Coca-Cola is testing technology in Europe which turns difficult-to-recycle plastic into new bottles as part of its effort to meet its sustainability goals.
The company’s largest European bottler, Coca-Cola Europacific Partners,
is funding a startup in the Netherlands that will produce food-grade recycled plastic from plastics that are usually sent to landfills or incinerated – such as film, trays, clothing and colorful packaging. This will create an additional source of recycled material. Current supplies of recycled plastic are expensive and limited, which keeps companies hooked on plentiful, cheaper oil as a key ingredient in packaging production.
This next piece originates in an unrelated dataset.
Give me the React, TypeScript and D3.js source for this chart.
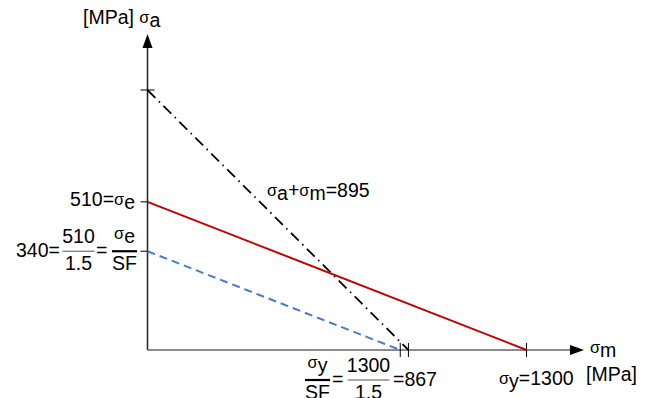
import React from "react";
import * as d3 from "d3";

// stresses in MPa
const sigmaE = 510;
const sigmaY = 1300;
const safetyFactor = 1.5;
const xTicks = [867, 895, 1300];
const yTicks = [895, 510, 340];
// each line: [sigma_a intercept, sigma_m intercept]
const lineNames = ["yield", "goodman", "safe"];
const aIntercepts = [895, 510, 340];
const mIntercepts = [895, 1300, 867];
const lineColors = ["#000000", "#c00000", "#4a78cc"];
const lineDash = ["11,5,1.5,5", null, "8,5"];

const W = 645;
const H = 398;
const FS = 19.5;
const font = "'Liberation Sans', Arial, sans-serif";

const x = d3.scaleLinear().domain([0, sigmaY]).range([147.5, 526.5]);
const y = d3.scaleLinear().domain([0, 895]).range([350, 90]);

// small raised sigma followed by a lowered full size letter; ends 3px low
const Sig = ({ sub }: { sub: string }) => (
  <>
    <tspan fontSize={FS * 0.84} dy={-1}>σ</tspan>
    <tspan fontSize={FS} dy={4}>{sub}</tspan>
  </>
);

const Frac = ({ cx, half, top, bottom, lineY, bold, topShift = 0 }: any) => (
  <g>
    <text x={cx} y={lineY - 8 + topShift} textAnchor="middle">{top}</text>
    <line
      x1={cx - half}
      x2={cx + half}
      y1={lineY}
      y2={lineY}
      stroke={bold ? "#000" : "#555"}
      strokeWidth={bold ? 2.2 : 1}
    />
    <text x={cx} y={lineY + 19} textAnchor="middle">{bottom}</text>
  </g>
);

export default function App() {
  const x0 = x(0);
  const y0 = y(0);
  return (
    <svg
      width={W}
      height={H}
      style={{ position: "absolute", left: 0, top: 0, background: "#fff" }}
      fontFamily={font}
      fontSize={FS}
    >
      {/* axes */}
      <line x1={x0} x2={x0} y1={y0} y2={45} stroke="#222" strokeWidth={1.5} />
      <path d={`M${x0},34 L${x0 - 5},48 L${x0 + 5},48 Z`} fill="#000" />
      <line x1={x0} x2={572} y1={y0} y2={y0} stroke="#666" strokeWidth={1.5} />
      <path d={`M584,${y0} L570,${y0 - 5} L570,${y0 + 5} Z`} fill="#000" />

      {/* ticks */}
      {yTicks.map((t, i) => (
        <line
          key={"yt" + t}
          x1={x0 - 7}
          x2={i === 0 ? x0 + 7 : x0}
          y1={y(t)}
          y2={y(t)}
          stroke="#000"
          strokeWidth={1}
        />
      ))}
      {xTicks.map(t => (
        <line
          key={"xt" + t}
          x1={x(t)}
          x2={x(t)}
          y1={y0 - 7}
          y2={y0 + 7}
          stroke="#000"
          strokeWidth={1}
        />
      ))}

      {/* lines */}
      {lineNames.map((n, i) => (
        <line
          key={n}
          x1={x(0)}
          y1={y(aIntercepts[i])}
          x2={x(mIntercepts[i])}
          y2={y(0)}
          stroke={lineColors[i]}
          strokeWidth={i === 0 ? 1.8 : 2}
          strokeDasharray={lineDash[i] || undefined}
        />
      ))}

      {/* labels */}
      <text x={83} y={24}>
        [MPa] <Sig sub="a" />
      </text>
      <text x={590} y={354}>
        <Sig sub="m" />
      </text>
      <text x={135} y={y(sigmaE) + 4} textAnchor="end">
        {sigmaE}=<Sig sub="e" />
      </text>

      <text x={16} y={y(340) + 6}>340=</text>
      <Frac cx={78.5} half={16} lineY={y(340)} top={String(sigmaE)} bottom={String(safetyFactor)} />
      <text x={96} y={y(340) + 6}>=</text>
      <Frac cx={124.5} half={12.5} lineY={y(340)} top={<Sig sub="e" />} topShift={-3} bottom="SF" bold />

      <text x={267} y={197}>
        <Sig sub="a" />
        <tspan dy={-3}>+</tspan>
        <Sig sub="m" />
        <tspan dy={-3}>=895</tspan>
      </text>

      <Frac cx={317.5} half={12.5} lineY={380} top={<Sig sub="y" />} topShift={-3} bottom="SF" bold />
      <text x={332} y={386}>=</text>
      <Frac cx={368.5} half={21} lineY={380} top={String(sigmaY)} bottom={String(safetyFactor)} />
      <text x={393} y={386}>=867</text>

      <text x={499} y={385}>
        <Sig sub="y" />
        <tspan dy={-3}>={sigmaY}</tspan>
      </text>
      <text x={586} y={381}>[MPa]</text>
    </svg>
  );
}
“This new technology is critical to improving access to recycled material for bottles,” said Wouter Vermeulen, senior director of sustainability and public policy for Coca-Cola Europe. “The Coca-Cola system is committed to reducing our dependence on petroleum to produce virgin packaging materials and to promote recycling.”
Coca-Cola aims to increase the proportion of recycled materials that make up its packaging to 50% by 2030. The group of soft drinks has reached around 25% so far.
The company needs its bottlers to use more recycled materials to meet its own sustainability goals. “We just don’t have the necessary levels [of recycled plastic]”, said Joe Franses, Vice President of Sustainability at Coca-Cola Europacific Partners.
Startup CuRe Technology’s new process cleans and partially decomposes plastics for reassembly into recycled material. Its so-called partial depolymerization method removes the color from the polyester, transforming it into clear polyethylene terephthalate – or PET – wafers. A CuRe study committee said its process results in about 65% less greenhouse gas emissions than producing new petroleum-based plastic. Coca-Cola Europacific Partners invested in CuRe in 2020 and again this year.
CuRe has been sending samples to Coca-Cola in Atlanta for testing, and if it continues to meet quality standards, it’s possible the recycled plastic could find its way to other markets.
“Currently, we are focused on scaling CuRe’s technology right for use in Europe as a first priority, before seeing how it could benefit other markets,” said Vermeulen of Coca-Cola.
By 2025, a factory is expected to produce around 25,000 metric tons of recycled plastic per year. Coca-Cola Europacific Partners will source a significant amount of this production, but it will represent a fraction of their raw material, currently around 200,000 metric tons of polyester per year in Europe. If the plant meets expectations, the bottler will build a larger plant before the end of the decade.
Packaging accounts for around 40% of Coca-Cola Europacific Partners’ carbon footprint, largely due to the use of virgin petroleum-based plastic. The goal is to stop using petroleum to produce plastic bottles by 2030. Last year, nearly half of its bottles were made from recycled plastic and bioplastic.
At the turn of the next decade, Mr. Franses of Coca-Cola Europacific Partners predicts that technologies like CuRe’s will provide about 25% of the bottling company’s needs, while traditional recycling methods will satisfy about 70%. He expects the recycled plastic provided by CuRe’s method to be equivalent or not significantly more expensive than current recycled plastic, which can be 50% more expensive than plastic made from petroleum.
“I’m not going to stand here in 2023 and say we have a complete roadmap that will get us there,” Franses said. “What I am really confident about is that the business has made the right investments.”